Retype exactly what runs from the first line of the data to the line with "const errs = (xs, ys, es)", keeping both of those lines and skipping pictures.
######
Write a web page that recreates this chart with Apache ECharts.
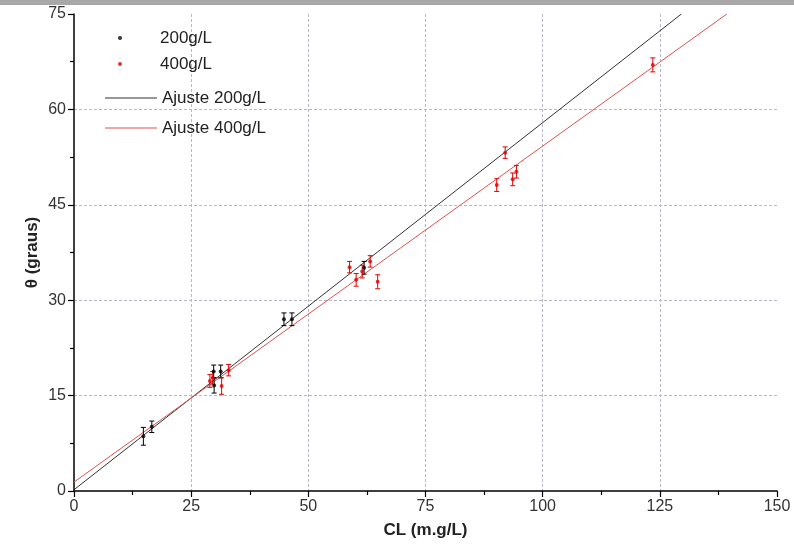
<!DOCTYPE html>
<html>
<head>
<meta charset="utf-8">
<script src="https://cdn.jsdelivr.net/npm/echarts@6/dist/echarts.min.js"></script>
<style>html,body{margin:0;padding:0;background:#fff}#c{width:794px;height:556px}</style>
</head>
<body>
<div id="c"></div>
<script>
// 200g/L measurements
const x200 = [14.8, 16.6, 29.8, 31.3, 29.9, 44.8, 46.5, 61.9];
const y200 = [8.6, 10.1, 18.8, 18.8, 16.6, 27.0, 27.0, 35.1];
const e200 = [1.4, 0.9, 1.0, 1.0, 1.2, 1.0, 1.0, 1.0];
// 400g/L measurements
const x400 = [29.0, 29.6, 31.5, 33.0, 58.8, 60.2, 61.5, 63.2, 64.8, 90.2, 92.0, 93.6, 94.4, 123.5];
const y400 = [17.3, 17.8, 16.5, 19.0, 35.2, 33.2, 34.5, 36.1, 32.9, 48.1, 53.2, 49.0, 50.2, 67.0];
const e400 = [1.0, 1.0, 1.3, 0.9, 0.9, 1.0, 1.0, 0.9, 1.1, 1.0, 0.9, 1.0, 1.0, 1.1];
// fit lines (endpoints)
const fit200X = [0, 129.6];
const fit200Y = [0.2, 75];
const fit400X = [0, 139.3];
const fit400Y = [1.4, 75];
// ticks
const xTicks = [0, 25, 50, 75, 100, 125, 150];
const yTicks = [0, 15, 30, 45, 60, 75];

const pts = (xs, ys) => xs.map((x, i) => [x, ys[i]]);
const errs = (xs, ys, es) => xs.map((x, i) => [x, ys[i] - es[i], ys[i] + es[i]]);

function errRender(color) {
  return function (params, api) {
    const x = api.value(0);
    const lo = api.coord([x, api.value(1)]);
    const hi = api.coord([x, api.value(2)]);
    const w = 2.5;
    const st = { stroke: color, lineWidth: 1 };
    return {
      type: 'group',
      children: [
        { type: 'line', shape: { x1: lo[0], y1: lo[1], x2: hi[0], y2: hi[1] }, style: st },
        { type: 'line', shape: { x1: lo[0] - w, y1: lo[1], x2: lo[0] + w, y2: lo[1] }, style: st },
        { type: 'line', shape: { x1: hi[0] - w, y1: hi[1], x2: hi[0] + w, y2: hi[1] }, style: st }
      ]
    };
  };
}

const FONT = 'Liberation Sans';
const chart = echarts.init(document.getElementById('c'), null, { renderer: 'canvas' });
const gridLine = { show: true, showMinLine: false, showMaxLine: false, lineStyle: { color: '#b8b8c8', type: [3, 2], width: 1 } };

chart.setOption({
  animation: false,
  backgroundColor: '#fff',
  textStyle: { fontFamily: FONT },
  graphic: [{ type: 'rect', left: 0, top: 0, shape: { width: 794, height: 5 }, style: { fill: '#a8a8a8' } }],
  grid: { left: 74, right: 17, top: 14, bottom: 65 },
  legend: [
    {
      data: ['200g/L', '400g/L'],
      orient: 'vertical', left: 113, top: 23,
      itemWidth: 4, itemHeight: 4, itemGap: 6, icon: 'circle',
      textStyle: { fontSize: 17, color: '#222', fontFamily: FONT, lineHeight: 20, padding: [0, 0, 0, 33] }
    },
    {
      data: ['Ajuste 200g/L', 'Ajuste 400g/L'],
      orient: 'vertical', left: 100, top: 83,
      itemWidth: 52, itemHeight: 1.2, itemGap: 10, icon: 'rect',
      textStyle: { fontSize: 17, color: '#222', fontFamily: FONT, lineHeight: 20 }
    }
  ],
  xAxis: {
    type: 'value', min: xTicks[0], max: xTicks[xTicks.length - 1], interval: 25,
    name: 'CL (m.g/L)', nameLocation: 'middle', nameGap: 31, nameMoveOverlap: false,
    nameTextStyle: { fontSize: 17, fontWeight: 'bold', color: '#222', fontFamily: FONT },
    axisLine: { show: true, onZero: false, lineStyle: { color: '#000', width: 1.5 } },
    axisTick: { show: true, length: 6, lineStyle: { color: '#000', width: 1.2 } },
    minorTick: { show: true, splitNumber: 2, length: 4, lineStyle: { color: '#000', width: 1.2 } },
    axisLabel: { fontSize: 16, color: '#333', margin: 8, fontFamily: FONT },
    splitLine: gridLine
  },
  yAxis: {
    type: 'value', min: yTicks[0], max: yTicks[yTicks.length - 1], interval: 15,
    name: 'θ (graus)', nameLocation: 'middle', nameGap: 33, nameRotate: 90, nameMoveOverlap: false,
    nameTextStyle: { fontSize: 17, fontWeight: 'bold', color: '#222', fontFamily: FONT },
    axisLine: { show: true, onZero: false, lineStyle: { color: '#000', width: 1.5 } },
    axisTick: { show: true, length: 6, lineStyle: { color: '#000', width: 1.2 } },
    minorTick: { show: true, splitNumber: 2, length: 4, lineStyle: { color: '#000', width: 1.2 } },
    axisLabel: { fontSize: 16, color: '#333', margin: 8, fontFamily: FONT },
    splitLine: gridLine
  },
  series: [
    {
      name: 'Ajuste 200g/L', type: 'line', data: pts(fit200X, fit200Y),
      symbol: 'none', lineStyle: { color: '#333', width: 1 }, itemStyle: { color: '#333' }, z: 2
    },
    {
      name: 'Ajuste 400g/L', type: 'line', data: pts(fit400X, fit400Y),
      symbol: 'none', lineStyle: { color: '#e05050', width: 1 }, itemStyle: { color: '#e05050' }, z: 2
    },
    {
      name: '200g/L', type: 'scatter', data: pts(x200, y200), symbol: 'circle', symbolSize: 4,
      itemStyle: { color: '#000' }, z: 4
    },
    {
      name: '400g/L', type: 'scatter', data: pts(x400, y400), symbol: 'circle', symbolSize: 4,
      itemStyle: { color: '#e00000' }, z: 4
    },
    {
      name: 'err200', type: 'custom', data: errs(x200, y200, e200), encode: { x: 0, y: [1, 2] },
      renderItem: errRender('#000'), z: 3, silent: true
    },
    {
      name: 'err400', type: 'custom', data: errs(x400, y400, e400), encode: { x: 0, y: [1, 2] },
      renderItem: errRender('#e00000'), z: 3, silent: true
    }
  ]
});
</script>
</body>
</html>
######
[Task response]
Write a web page that recreates this chart with Apache ECharts.
<!DOCTYPE html>
<html>
<head>
<meta charset="utf-8">
<script src="https://cdn.jsdelivr.net/npm/echarts@6/dist/echarts.min.js"></script>
<style>html,body{margin:0;padding:0;background:#fff}#c{width:794px;height:556px}</style>
</head>
<body>
<div id="c"></div>
<script>
// 200g/L measurements
const x200 = [14.8, 16.6, 29.8, 31.3, 29.9, 44.8, 46.5, 61.9];
const y200 = [8.6, 10.1, 18.8, 18.8, 16.6, 27.0, 27.0, 35.1];
const e200 = [1.4, 0.9, 1.0, 1.0, 1.2, 1.0, 1.0, 1.0];
// 400g/L measurements
const x400 = [29.0, 29.6, 31.5, 33.0, 58.8, 60.2, 61.5, 63.2, 64.8, 90.2, 92.0, 93.6, 94.4, 123.5];
const y400 = [17.3, 17.8, 16.5, 19.0, 35.2, 33.2, 34.5, 36.1, 32.9, 48.1, 53.2, 49.0, 50.2, 67.0];
const e400 = [1.0, 1.0, 1.3, 0.9, 0.9, 1.0, 1.0, 0.9, 1.1, 1.0, 0.9, 1.0, 1.0, 1.1];
// fit lines (endpoints)
const fit200X = [0, 129.6];
const fit200Y = [0.2, 75];
const fit400X = [0, 139.3];
const fit400Y = [1.4, 75];
// ticks
const xTicks = [0, 25, 50, 75, 100, 125, 150];
const yTicks = [0, 15, 30, 45, 60, 75];

const pts = (xs, ys) => xs.map((x, i) => [x, ys[i]]);
const errs = (xs, ys, es) => xs.map((x, i) => [x, ys[i] - es[i], ys[i] + es[i]]);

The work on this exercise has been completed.